Extracted data entries:
[Begin]

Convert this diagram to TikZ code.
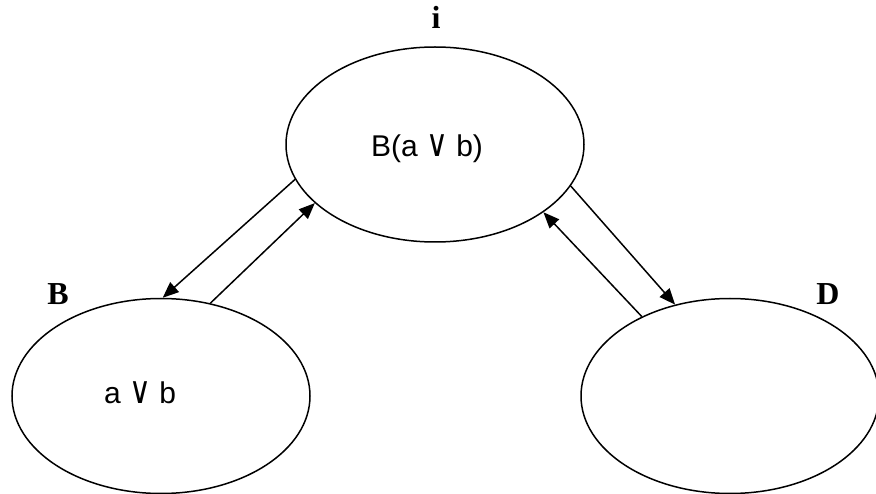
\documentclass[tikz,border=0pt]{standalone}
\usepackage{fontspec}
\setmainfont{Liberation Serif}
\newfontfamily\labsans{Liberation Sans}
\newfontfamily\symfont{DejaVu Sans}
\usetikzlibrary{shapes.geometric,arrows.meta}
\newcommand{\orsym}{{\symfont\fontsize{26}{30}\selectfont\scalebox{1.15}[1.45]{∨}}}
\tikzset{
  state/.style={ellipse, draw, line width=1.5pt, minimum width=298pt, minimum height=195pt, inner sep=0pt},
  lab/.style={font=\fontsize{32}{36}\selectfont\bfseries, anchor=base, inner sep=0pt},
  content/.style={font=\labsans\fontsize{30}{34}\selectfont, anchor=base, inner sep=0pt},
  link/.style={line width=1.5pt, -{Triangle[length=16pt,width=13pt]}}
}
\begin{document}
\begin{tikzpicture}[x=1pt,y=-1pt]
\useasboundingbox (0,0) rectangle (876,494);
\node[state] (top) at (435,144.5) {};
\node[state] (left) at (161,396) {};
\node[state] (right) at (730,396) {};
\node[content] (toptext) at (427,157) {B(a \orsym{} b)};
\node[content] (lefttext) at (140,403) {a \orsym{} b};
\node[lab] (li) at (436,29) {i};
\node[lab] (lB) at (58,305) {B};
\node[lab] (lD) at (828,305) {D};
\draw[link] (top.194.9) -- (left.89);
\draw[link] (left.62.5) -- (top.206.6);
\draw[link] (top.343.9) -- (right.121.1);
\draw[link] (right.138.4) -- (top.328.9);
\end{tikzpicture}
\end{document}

[End]
[Begin]

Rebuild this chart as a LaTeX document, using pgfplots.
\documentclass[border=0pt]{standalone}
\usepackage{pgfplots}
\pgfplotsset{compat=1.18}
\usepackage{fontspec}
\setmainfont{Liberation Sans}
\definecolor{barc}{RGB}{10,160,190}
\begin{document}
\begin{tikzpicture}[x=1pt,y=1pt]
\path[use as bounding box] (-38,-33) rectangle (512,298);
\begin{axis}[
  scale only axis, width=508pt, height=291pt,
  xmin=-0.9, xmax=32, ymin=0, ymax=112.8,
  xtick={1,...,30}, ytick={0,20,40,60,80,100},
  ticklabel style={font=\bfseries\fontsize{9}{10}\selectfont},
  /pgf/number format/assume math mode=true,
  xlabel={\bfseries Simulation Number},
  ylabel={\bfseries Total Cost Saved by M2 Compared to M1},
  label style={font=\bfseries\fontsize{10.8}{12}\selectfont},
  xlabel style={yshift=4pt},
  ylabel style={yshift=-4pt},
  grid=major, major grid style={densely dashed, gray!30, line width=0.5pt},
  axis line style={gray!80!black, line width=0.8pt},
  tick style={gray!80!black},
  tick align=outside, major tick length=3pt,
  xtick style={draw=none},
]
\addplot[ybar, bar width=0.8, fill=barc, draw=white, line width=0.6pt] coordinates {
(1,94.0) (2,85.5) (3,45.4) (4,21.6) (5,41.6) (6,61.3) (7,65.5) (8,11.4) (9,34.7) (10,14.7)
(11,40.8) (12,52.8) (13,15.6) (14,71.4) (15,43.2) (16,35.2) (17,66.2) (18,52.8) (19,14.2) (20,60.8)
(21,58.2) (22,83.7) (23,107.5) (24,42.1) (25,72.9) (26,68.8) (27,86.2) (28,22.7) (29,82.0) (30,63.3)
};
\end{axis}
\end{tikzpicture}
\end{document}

[End]
[Begin]

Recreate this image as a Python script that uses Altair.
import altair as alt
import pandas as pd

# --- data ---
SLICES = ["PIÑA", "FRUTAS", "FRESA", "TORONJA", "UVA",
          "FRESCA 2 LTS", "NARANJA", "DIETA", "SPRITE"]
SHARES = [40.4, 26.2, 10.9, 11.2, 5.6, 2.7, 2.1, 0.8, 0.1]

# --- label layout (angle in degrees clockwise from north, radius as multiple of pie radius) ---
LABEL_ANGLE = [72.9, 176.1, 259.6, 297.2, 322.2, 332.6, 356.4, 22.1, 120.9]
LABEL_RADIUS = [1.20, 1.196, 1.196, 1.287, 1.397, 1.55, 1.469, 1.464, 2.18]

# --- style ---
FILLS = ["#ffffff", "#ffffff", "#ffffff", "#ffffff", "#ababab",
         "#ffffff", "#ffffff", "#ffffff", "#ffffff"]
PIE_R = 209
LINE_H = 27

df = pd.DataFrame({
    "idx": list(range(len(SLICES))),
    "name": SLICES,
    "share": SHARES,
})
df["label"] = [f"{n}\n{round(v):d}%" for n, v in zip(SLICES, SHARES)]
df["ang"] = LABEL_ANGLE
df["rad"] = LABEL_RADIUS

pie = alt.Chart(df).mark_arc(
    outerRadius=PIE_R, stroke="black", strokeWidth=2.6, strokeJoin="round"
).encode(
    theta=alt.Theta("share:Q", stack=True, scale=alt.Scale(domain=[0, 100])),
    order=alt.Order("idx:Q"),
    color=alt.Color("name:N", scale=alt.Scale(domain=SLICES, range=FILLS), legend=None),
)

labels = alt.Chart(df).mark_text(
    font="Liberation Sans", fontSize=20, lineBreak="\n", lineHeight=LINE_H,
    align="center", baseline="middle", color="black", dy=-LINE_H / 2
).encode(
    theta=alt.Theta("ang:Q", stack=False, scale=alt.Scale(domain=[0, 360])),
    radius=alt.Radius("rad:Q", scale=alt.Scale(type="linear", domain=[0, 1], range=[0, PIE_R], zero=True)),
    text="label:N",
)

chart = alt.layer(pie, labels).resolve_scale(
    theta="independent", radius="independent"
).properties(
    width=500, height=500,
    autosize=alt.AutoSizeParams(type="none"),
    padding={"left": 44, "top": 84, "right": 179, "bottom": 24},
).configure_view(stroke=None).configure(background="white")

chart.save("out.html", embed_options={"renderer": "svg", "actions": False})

[End]

= THE REQUEST =
Select and copy each line from the data that includes the word "this".

= RESULT BELOW =
Convert this diagram to TikZ code.
Rebuild this chart as a LaTeX document, using pgfplots.
Recreate this image as a Python script that uses Altair.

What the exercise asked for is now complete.